Imagine the Pacific Northwest. Do you see soggy forests of Doug Fir, salmon in clear water, and snowy Cascades in the background? Perhaps the Great Plains evokes cornfields and Wizard of Oz cottages. New England might conjure an Adirondack scene from Last of the Mohicans while the South overflows with both brutal and romantic visual associations. But the fringes of Southern Texas or Northern Coahuila? They are blank spaces in the mind.

The land is a combination of beautiful and ugly, just as it is a combination of desert and plains, or desert and swamp, or swamp and plains. It seems like a bipolar land, in which both poles are different variations on the theme of hostile: dusty and arid / muddy and humid. The Southwestern deserts are harsh terrain, but they offer topography and visibility. This region does not. Its hills roll in every direction, choked in dense, thorny foliage approaching a tall person's height. Prickly pear, yucca, acacia and mesquite would shred your skin to tatters if you went bushwhacking. You would have to rely on the sun, or a compass, or the course of a stream bed to escape the monotonous maze. On horseback or foot, it would be a terrain of nightmares. You could never farm there, would be an idiot to try homesteading. Low, hazy gray-blue skies dragging across an undulating, sweaty, gray-green mess of mosquito-infested thornscrub. Occasionally, a road cuts into the biomess, bone-white tracks gleaming into the infinitely distant confluence of gray-green and gray-blue.

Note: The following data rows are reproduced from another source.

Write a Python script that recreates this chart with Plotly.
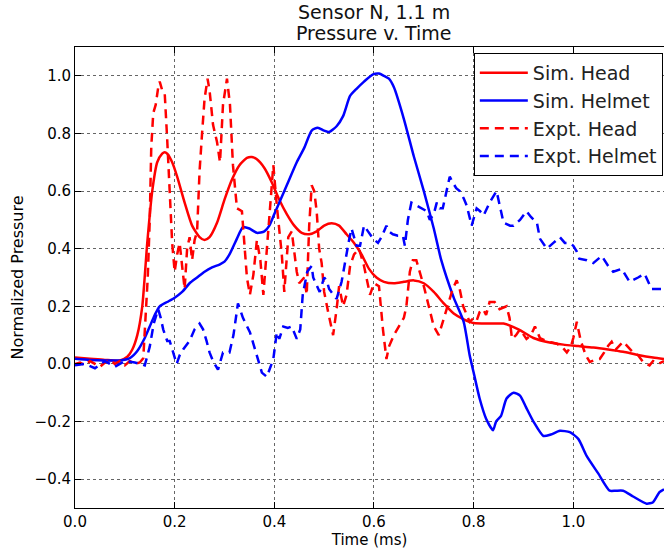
import plotly.graph_objects as go

# ---- data ----
sim_head_t = [0, 0.03, 0.06, 0.09, 0.105, 0.115, 0.125, 0.135, 0.145, 0.155,
              0.165, 0.175, 0.18, 0.185, 0.195, 0.205, 0.22, 0.235, 0.25, 0.26,
              0.27, 0.285, 0.3, 0.315, 0.33, 0.345, 0.355, 0.365, 0.38, 0.395,
              0.41, 0.425, 0.44, 0.455, 0.47, 0.485, 0.5, 0.515, 0.53, 0.545,
              0.56, 0.575, 0.59, 0.605, 0.62, 0.64, 0.66, 0.68, 0.7, 0.72,
              0.74, 0.76, 0.78, 0.8, 0.83, 0.86, 0.89, 0.92, 0.95, 0.98,
              1.01, 1.04, 1.07, 1.1, 1.13, 1.16, 1.182]
sim_head_y = [0.022, 0.018, 0.014, 0.012, 0.025, 0.05, 0.1, 0.2, 0.42, 0.6,
              0.7, 0.73, 0.735, 0.73, 0.7, 0.65, 0.56, 0.48, 0.44, 0.43,
              0.44, 0.49, 0.57, 0.64, 0.69, 0.715, 0.718, 0.71, 0.68, 0.63,
              0.57, 0.52, 0.48, 0.455, 0.45, 0.46, 0.48, 0.488, 0.48, 0.45,
              0.42, 0.38, 0.33, 0.30, 0.285, 0.28, 0.285, 0.29, 0.28, 0.25,
              0.21, 0.175, 0.155, 0.142, 0.14, 0.14, 0.12, 0.09, 0.075, 0.067,
              0.062, 0.057, 0.05, 0.042, 0.031, 0.022, 0.017]

sim_helmet_t = [0, 0.03, 0.06, 0.09, 0.11, 0.125, 0.14, 0.15, 0.16, 0.17,
                0.185, 0.2, 0.215, 0.23, 0.245, 0.26, 0.275, 0.29, 0.3, 0.31,
                0.325, 0.337, 0.35, 0.365, 0.38, 0.39, 0.4, 0.41, 0.425, 0.445,
                0.46, 0.475, 0.487, 0.5, 0.51, 0.525, 0.538, 0.552, 0.565, 0.58,
                0.598, 0.61, 0.62, 0.63, 0.64, 0.66, 0.68, 0.7, 0.72, 0.735,
                0.76, 0.78, 0.792, 0.8, 0.812, 0.825, 0.839, 0.845, 0.855, 0.866,
                0.88, 0.893, 0.905, 0.92, 0.94, 0.955, 0.973, 0.993, 1.01, 1.027,
                1.05, 1.073, 1.085, 1.1, 1.12, 1.147, 1.16, 1.173, 1.182]
sim_helmet_y = [0.018, 0.014, 0.012, 0.012, 0.02, 0.045, 0.09, 0.13, 0.17, 0.2,
                0.215, 0.23, 0.25, 0.28, 0.3, 0.32, 0.335, 0.345, 0.355, 0.38,
                0.435, 0.475, 0.47, 0.455, 0.46, 0.48, 0.52, 0.56, 0.62, 0.70,
                0.75, 0.81, 0.82, 0.81, 0.805, 0.825, 0.86, 0.93, 0.955, 0.98,
                1.005, 1.008, 1.0, 0.99, 0.96, 0.85, 0.72, 0.60, 0.47, 0.36,
                0.23, 0.146, 0.03, -0.03, -0.12, -0.19, -0.23, -0.2, -0.18, -0.12,
                -0.1, -0.11, -0.15, -0.2, -0.25, -0.245, -0.232, -0.237, -0.26, -0.32,
                -0.38, -0.44, -0.44, -0.44, -0.46, -0.485, -0.48, -0.445, -0.435]

expt_head_t = [0, 0.01, 0.02, 0.03, 0.04, 0.05, 0.06, 0.07, 0.08, 0.09,
               0.1, 0.11, 0.12, 0.13, 0.137, 0.146, 0.15, 0.153, 0.157, 0.162,
               0.167, 0.17, 0.175, 0.18, 0.185, 0.19, 0.195, 0.2, 0.205, 0.21,
               0.215, 0.22, 0.225, 0.23, 0.235, 0.24, 0.245, 0.25, 0.255, 0.26,
               0.266, 0.27, 0.277, 0.285, 0.291, 0.297, 0.305, 0.311, 0.317, 0.325,
               0.335, 0.34, 0.345, 0.351, 0.358, 0.365, 0.372, 0.378, 0.385, 0.392,
               0.398, 0.405, 0.41, 0.415, 0.42, 0.428, 0.435, 0.44, 0.445, 0.45,
               0.46, 0.465, 0.47, 0.475, 0.48, 0.485, 0.49, 0.495, 0.5, 0.508,
               0.518, 0.525, 0.53, 0.538, 0.545, 0.552, 0.56, 0.57, 0.58, 0.592,
               0.6, 0.61, 0.618, 0.625, 0.63, 0.64, 0.65, 0.66, 0.665, 0.672,
               0.678, 0.685, 0.69, 0.7, 0.71, 0.72, 0.73, 0.74, 0.75, 0.758,
               0.766, 0.772, 0.779, 0.786, 0.792, 0.8, 0.806, 0.812, 0.819, 0.825,
               0.832, 0.842, 0.852, 0.866, 0.872, 0.877, 0.885, 0.893, 0.906, 0.915,
               0.923, 0.933, 0.945, 0.955, 0.967, 0.977, 0.987, 0.995, 1.0, 1.007,
               1.015, 1.025, 1.033, 1.045, 1.053, 1.062, 1.07, 1.077, 1.085, 1.1,
               1.113, 1.12, 1.13, 1.14, 1.153, 1.16, 1.17, 1.182]
expt_head_y = [0.0, 0.005, -0.005, 0.01, 0.0, -0.01, 0.005, 0.015, 0.0, 0.01,
               -0.005, 0.01, 0.0, 0.005, 0.02, 0.3, 0.5, 0.75, 0.87, 0.9,
               0.96, 0.98, 0.95, 0.94, 0.78, 0.6, 0.42, 0.32, 0.38, 0.42,
               0.35, 0.26, 0.4, 0.44, 0.36, 0.43, 0.46, 0.67, 0.8, 0.92,
               0.99, 0.95, 0.83, 0.77, 0.7, 0.9, 0.99, 0.9, 0.69, 0.54,
               0.53, 0.4, 0.3, 0.24, 0.31, 0.43, 0.36, 0.24, 0.4, 0.55,
               0.69, 0.55, 0.46, 0.38, 0.25, 0.44, 0.46, 0.39, 0.32, 0.28,
               0.3, 0.24, 0.48, 0.62, 0.6, 0.53, 0.4, 0.35, 0.25, 0.18,
               0.1, 0.19, 0.27, 0.2, 0.24, 0.34, 0.38, 0.4, 0.34, 0.24,
               0.28, 0.27, 0.12, 0.017, 0.06, 0.1, 0.13, 0.16, 0.2, 0.32,
               0.36, 0.36, 0.33, 0.27, 0.2, 0.13, 0.1, 0.16, 0.22, 0.26,
               0.29, 0.26, 0.2, 0.17, 0.146, 0.16, 0.15, 0.18, 0.19, 0.17,
               0.215, 0.215, 0.19, 0.2, 0.16, 0.087, 0.1, 0.12, 0.087, 0.1,
               0.13, 0.09, 0.08, 0.075, 0.07, 0.06, 0.04, 0.06, 0.09, 0.146,
               0.08, 0.03, 0.007, 0.015, 0.017, 0.04, 0.063, 0.077, 0.05, 0.077,
               0.052, 0.04, 0.03, 0.007, -0.005, 0.01, 0.0, 0.01]

expt_helmet_t = [0, 0.02, 0.04, 0.06, 0.08, 0.1, 0.12, 0.14, 0.15, 0.158,
                 0.167, 0.172, 0.177, 0.185, 0.19, 0.197, 0.204, 0.21, 0.217, 0.23,
                 0.24, 0.25, 0.257, 0.264, 0.27, 0.277, 0.287, 0.297, 0.31, 0.318,
                 0.327, 0.337, 0.351, 0.358, 0.365, 0.375, 0.385, 0.392, 0.398, 0.405,
                 0.41, 0.418, 0.427, 0.435, 0.445, 0.452, 0.457, 0.466, 0.475, 0.478,
                 0.485, 0.491, 0.5, 0.505, 0.51, 0.518, 0.525, 0.535, 0.545, 0.55,
                 0.555, 0.56, 0.565, 0.572, 0.575, 0.58, 0.588, 0.598, 0.608, 0.615,
                 0.625, 0.63, 0.638, 0.648, 0.658, 0.662, 0.668, 0.675, 0.685, 0.695,
                 0.706, 0.712, 0.72, 0.726, 0.732, 0.738, 0.745, 0.752, 0.758, 0.765,
                 0.772, 0.78, 0.786, 0.796, 0.806, 0.813, 0.82, 0.832, 0.846, 0.852,
                 0.86, 0.873, 0.88, 0.893, 0.906, 0.915, 0.927, 0.933, 0.947, 0.96,
                 0.973, 0.983, 0.993, 1.0, 1.007, 1.012, 1.027, 1.04, 1.057, 1.07,
                 1.08, 1.097, 1.113, 1.13, 1.143, 1.157, 1.17, 1.182]
expt_helmet_y = [-0.005, 0.0, -0.015, 0.01, -0.01, 0.01, 0.005, -0.005, 0.06, 0.14,
                 0.19, 0.16, 0.12, 0.08, 0.08, 0.04, 0.0, 0.03, 0.05, 0.08,
                 0.12, 0.14, 0.12, 0.08, 0.04, 0.01, -0.02, 0.04, 0.04, 0.1,
                 0.21, 0.16, 0.11, 0.07, 0.03, -0.03, -0.045, -0.01, 0.017, 0.11,
                 0.087, 0.13, 0.125, 0.13, 0.087, 0.12, 0.24, 0.32, 0.34, 0.3,
                 0.27, 0.25, 0.3, 0.29, 0.26, 0.24, 0.226, 0.285, 0.39, 0.43,
                 0.47, 0.435, 0.41, 0.41, 0.435, 0.48, 0.46, 0.435, 0.42, 0.44,
                 0.48, 0.46, 0.45, 0.445, 0.445, 0.41, 0.5, 0.56, 0.55, 0.54,
                 0.53, 0.5, 0.52, 0.56, 0.54, 0.54, 0.6, 0.65, 0.63, 0.61,
                 0.6, 0.575, 0.55, 0.48, 0.54, 0.53, 0.515, 0.56, 0.6, 0.55,
                 0.49, 0.48, 0.48, 0.5, 0.53, 0.51, 0.49, 0.435, 0.4, 0.42,
                 0.44, 0.42, 0.42, 0.41, 0.39, 0.365, 0.36, 0.35, 0.375, 0.34,
                 0.32, 0.33, 0.285, 0.3, 0.313, 0.26, 0.26, 0.26]

x_ticks = [0.0, 0.2, 0.4, 0.6, 0.8, 1.0]
y_ticks = [-0.4, -0.2, 0.0, 0.2, 0.4, 0.6, 0.8, 1.0]
title_lines = ["Sensor N, 1.1 m", "Pressure v. Time"]

FONT = "DejaVu Sans"
DASH = "9px,6px"

fig = go.Figure()
fig.add_trace(go.Scatter(x=sim_head_t, y=sim_head_y, mode="lines", name="Sim. Head",
                         legendgroup="a", line=dict(color="red", width=2.5, shape="spline", smoothing=0.6)))
fig.add_trace(go.Scatter(x=sim_helmet_t, y=sim_helmet_y, mode="lines", name="Sim. Helmet",
                         legendgroup="b", line=dict(color="blue", width=2.5, shape="spline", smoothing=0.6)))
fig.add_trace(go.Scatter(x=expt_head_t, y=expt_head_y, mode="lines", name="Expt. Head",
                         legendgroup="c", line=dict(color="red", width=2.5, dash=DASH)))
fig.add_trace(go.Scatter(x=expt_helmet_t, y=expt_helmet_y, mode="lines", name="Expt. Helmet",
                         legendgroup="d", line=dict(color="blue", width=2.5, dash=DASH)))

axis_common = dict(showline=True, linecolor="black", linewidth=1,
                   ticks="inside", ticklen=6, tickcolor="black",
                   showgrid=True, gridcolor="#666666", gridwidth=1, griddash="dot",
                   zeroline=False, tickfont=dict(family=FONT, size=15, color="black"),
                   tickformat=".1f")

# title as two text lines above the plot area
for i, line in enumerate(title_lines):
    fig.add_annotation(text=line, xref="paper", yref="paper",
                       x=0.5076, y=[1.076, 1.030][i], xanchor="center", yanchor="middle",
                       showarrow=False, font=dict(family=FONT, size=19, color="#111"))

fig.update_layout(
    width=664, height=550,
    margin=dict(l=75, r=0, t=47, b=42),
    paper_bgcolor="white", plot_bgcolor="white",
    font=dict(family=FONT, color="black"),
    xaxis=dict(range=[0, 1.182], tickvals=x_ticks, mirror="allticks",
               title=dict(text="Time (ms)", font=dict(family=FONT, size=15), standoff=3),
               **axis_common),
    yaxis=dict(range=[-0.5, 1.1], tickvals=y_ticks, mirror=False,
               title=dict(text="Normalized Pressure", font=dict(family=FONT, size=16), standoff=6),
               **axis_common),
    legend=dict(x=0.998, xanchor="right", y=0.987, yanchor="top",
                bgcolor="white", bordercolor="black", borderwidth=1, itemwidth=48,
                font=dict(family=FONT, size=19, color="#222"), tracegroupgap=0),
    showlegend=True,
)

fig.write_html("out.html", post_script="document.body.style.margin='0px';",
               config={"displayModeBar": False})
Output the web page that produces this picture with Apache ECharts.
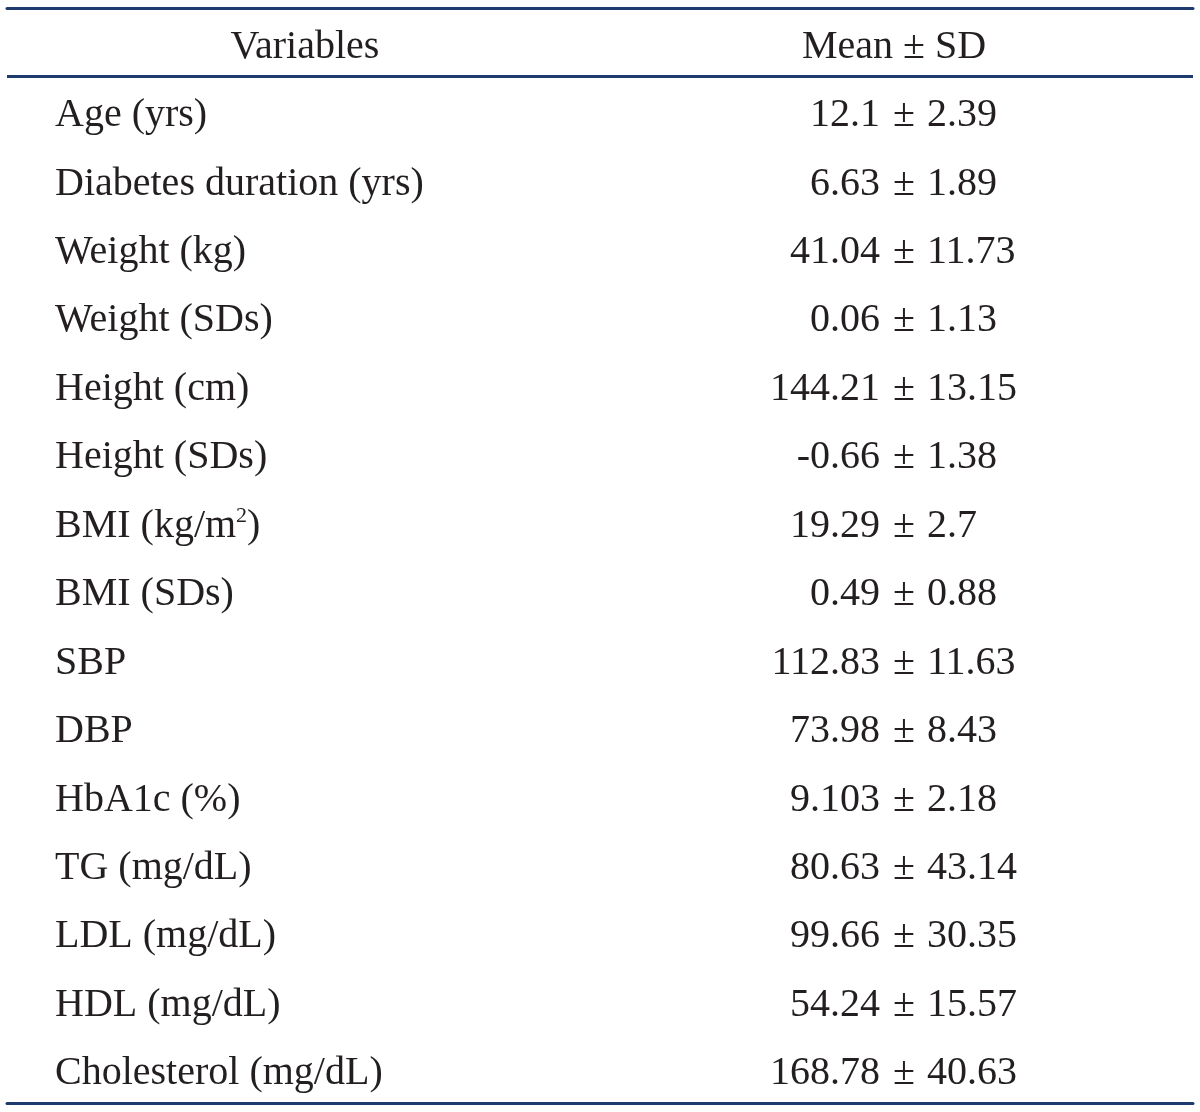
<!DOCTYPE html>
<html>
<head>
<meta charset="utf-8">
<script src="https://cdn.jsdelivr.net/npm/echarts@6/dist/echarts.min.js"></script>
<style>html,body{margin:0;padding:0;background:#fff;}#c{width:1200px;height:1112px;}</style>
</head>
<body>
<div id="c"></div>
<script>
const headers = ['Variables', 'Mean ± SD'];
const variables = ['Age (yrs)', 'Diabetes duration (yrs)', 'Weight (kg)', 'Weight (SDs)', 'Height (cm)', 'Height (SDs)', 'BMI (kg/m2)', 'BMI (SDs)', 'SBP', 'DBP', 'HbA1c (%)', 'TG (mg/dL)', 'LDL (mg/dL)', 'HDL (mg/dL)', 'Cholesterol (mg/dL)'];
const means = ['12.1', '6.63', '41.04', '0.06', '144.21', '-0.66', '19.29', '0.49', '112.83', '73.98', '9.103', '80.63', '99.66', '54.24', '168.78'];
const sds = ['2.39', '1.89', '11.73', '1.13', '13.15', '1.38', '2.7', '0.88', '11.63', '8.43', '2.18', '43.14', '30.35', '15.57', '40.63'];

const rows = ['__header__'].concat(variables);
const TEXT = '#231f20';
const RULE = '#1d3b6e';
const FONT = 'Liberation Serif';
const FS = 40;

// column anchors (x-axis units)
const COL_NAME = 55, COL_HDR1 = 305, COL_HDR2 = 894, COL_MEAN = 880, COL_PM = 904, COL_SD = 927;

const baseLabel = {show: true, color: TEXT, fontFamily: FONT, fontSize: FS, offset: [0, 5]};

function nameLabel(v) {
  return v.replace('m2)', 'm{sup|2})');
}

// only the boundary between the header row and the first data row gets a rule
const splitColors = [];
for (let i = 0; i <= rows.length; i++) splitColors.push(i === 1 ? RULE : 'rgba(0,0,0,0)');

const chart = echarts.init(document.getElementById('c'), null, {renderer: 'canvas'});
const textSeries = (data, label) => ({
  type: 'scatter', symbolSize: 0, silent: true,
  itemStyle: {opacity: 1}, data: data, label: label
});
chart.setOption({
  animation: false,
  backgroundColor: '#fff',
  grid: {left: 7, right: 7, top: 8, bottom: 9, containLabel: false},
  xAxis: [
    {type: 'value', min: 7, max: 1193, position: 'top',
     axisLine: {show: true, onZero: false, lineStyle: {color: RULE, width: 3}},
     axisTick: {show: false}, axisLabel: {show: false}, splitLine: {show: false}},
    {type: 'value', min: 7, max: 1193, position: 'bottom',
     axisLine: {show: true, onZero: false, lineStyle: {color: RULE, width: 3}},
     axisTick: {show: false}, axisLabel: {show: false}, splitLine: {show: false}}
  ],
  yAxis: {
    type: 'category', data: rows, inverse: true,
    axisLine: {show: false}, axisTick: {show: false}, axisLabel: {show: false},
    splitLine: {show: true, interval: 0, lineStyle: {color: splitColors, width: 3}}
  },
  series: [
    textSeries(headers.map((h, i) => ({value: [i === 0 ? COL_HDR1 : COL_HDR2, 0], name: h})),
      Object.assign({}, baseLabel, {position: 'inside', formatter: p => p.name})),
    textSeries(variables.map((v, i) => ({value: [COL_NAME, i + 1], name: v})),
      Object.assign({}, baseLabel, {
        position: 'right', distance: 0,
        formatter: p => nameLabel(p.name),
        rich: {sup: {fontFamily: FONT, fontSize: 22, color: TEXT, padding: [0, 0, 20, 0]}}
      })),
    textSeries(means.map((m, i) => ({value: [COL_MEAN, i + 1], name: m})),
      Object.assign({}, baseLabel, {position: 'left', distance: 0, formatter: p => p.name})),
    textSeries(means.map((m, i) => ({value: [COL_PM, i + 1], name: '±'})),
      Object.assign({}, baseLabel, {position: 'inside', formatter: p => p.name})),
    textSeries(sds.map((s, i) => ({value: [COL_SD, i + 1], name: s})),
      Object.assign({}, baseLabel, {position: 'right', distance: 0, formatter: p => p.name}))
  ]
});
</script>
</body>
</html>
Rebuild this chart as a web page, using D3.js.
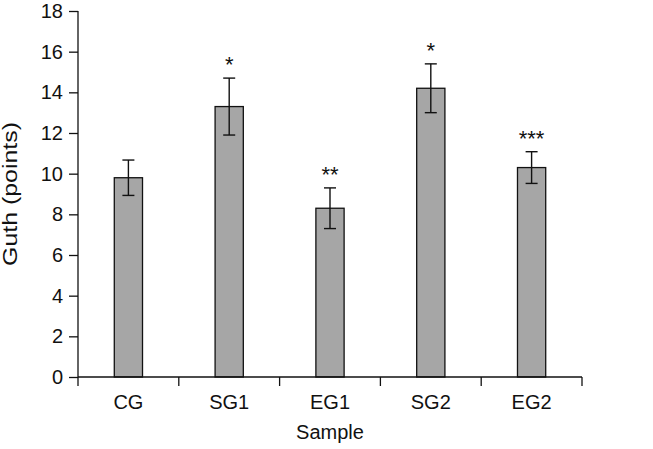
<!DOCTYPE html>
<html><head><meta charset="utf-8">
<script src="https://cdn.jsdelivr.net/npm/d3@7"></script>
<style>body{margin:0;background:#fff}svg{display:block}text{font-family:"Liberation Sans",Arial,sans-serif;fill:#111}</style>
</head><body><svg id="c" width="653" height="449"></svg>
<script>
const categories = ["CG","SG1","EG1","SG2","EG2"];
const means = [9.8, 13.3, 8.3, 14.2, 10.3];
const errors = [0.87, 1.4, 1.0, 1.2, 0.78];
const marks = ["", "*", "**", "*", "***"];
const yTicks = [0,2,4,6,8,10,12,14,16,18];

const svg = d3.select("#c");
const m = {l:78, r:71, t:11, b:72};
const W = 653, H = 449;
const x = d3.scaleBand().domain(categories).range([m.l, W - m.r]);
const y = d3.scaleLinear().domain([0,18]).range([H - m.b, m.t]);
const bw = x.bandwidth() * 0.28;
const cap = 6;

// bars
svg.selectAll("rect.bar").data(categories).join("rect")
  .attr("x", d => x(d) + x.bandwidth()/2 - bw/2)
  .attr("y", (d,i) => y(means[i]))
  .attr("width", bw)
  .attr("height", (d,i) => y(0) - y(means[i]))
  .attr("fill", "#a6a6a6").attr("stroke", "#111").attr("stroke-width", 1.3);

// error bars
const eb = svg.selectAll("g.err").data(categories).join("g")
  .attr("stroke", "#111").attr("stroke-width", 1.4);
eb.append("line")
  .attr("x1", d => x(d) + x.bandwidth()/2).attr("x2", d => x(d) + x.bandwidth()/2)
  .attr("y1", (d,i) => y(means[i] + errors[i])).attr("y2", (d,i) => y(means[i] - errors[i]));
eb.append("line")
  .attr("x1", d => x(d) + x.bandwidth()/2 - cap).attr("x2", d => x(d) + x.bandwidth()/2 + cap)
  .attr("y1", (d,i) => y(means[i] + errors[i])).attr("y2", (d,i) => y(means[i] + errors[i]));
eb.append("line")
  .attr("x1", d => x(d) + x.bandwidth()/2 - cap).attr("x2", d => x(d) + x.bandwidth()/2 + cap)
  .attr("y1", (d,i) => y(means[i] - errors[i])).attr("y2", (d,i) => y(means[i] - errors[i]));

// significance marks
svg.selectAll("text.sig").data(categories).join("text")
  .attr("x", d => x(d) + x.bandwidth()/2)
  .attr("y", (d,i) => y(means[i] + errors[i]) - 6)
  .attr("text-anchor", "middle")
  .style("font-size", "22px")
  .text((d,i) => marks[i]);

// y axis
const ya = svg.append("g").attr("transform", `translate(${m.l},0)`)
  .call(d3.axisLeft(y).tickValues(yTicks).tickSize(9).tickPadding(6).tickFormat(d3.format("d")));
ya.select(".domain").attr("stroke", "#111").attr("stroke-width", 1.3).attr("d", `M0,${y(18)}V${y(0)}`);
ya.selectAll(".tick line").attr("stroke", "#111").attr("stroke-width", 1.3);
ya.selectAll("text").style("font-size", "20px").style("font-family", '"Liberation Sans",Arial,sans-serif').attr("fill", "#111");

// x axis
const xa = svg.append("g").attr("transform", `translate(0,${y(0)})`);
xa.append("line").attr("x1", m.l).attr("x2", W - m.r).attr("y1", 0).attr("y2", 0)
  .attr("stroke", "#111").attr("stroke-width", 1.3);
const bounds = categories.map(d => x(d)).concat([x(categories[categories.length-1]) + x.bandwidth()]);
xa.selectAll("line.tk").data(bounds).join("line")
  .attr("x1", d => d).attr("x2", d => d).attr("y1", 0).attr("y2", 9)
  .attr("stroke", "#111").attr("stroke-width", 1.3);
xa.selectAll("text.xl").data(categories).join("text")
  .attr("x", d => x(d) + x.bandwidth()/2).attr("y", 32)
  .attr("text-anchor", "middle").style("font-size", "20px").text(d => d);

// titles
svg.append("text").attr("x", (m.l + W - m.r)/2).attr("y", 439)
  .attr("text-anchor", "middle").style("font-size", "20px").text("Sample");
svg.append("text").attr("transform", `translate(17,194) rotate(-90)`)
  .attr("text-anchor", "middle").style("font-size", "20px")
  .attr("textLength", 144).attr("lengthAdjust", "spacingAndGlyphs").text("Guth (points)");
</script></body></html>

You could hire the best advertising firms in the world and they would fail to put a romantic spin on this land. The city of Del Rio, along with its siblings along the Rio Grande, seem to be narrowly holding a beachhead against an onslaught of bristling vegetation. Without modern technology—bulldozers, wells, window screens—this environment would crush the life out of us. That may, ultimately, be what makes it beautiful.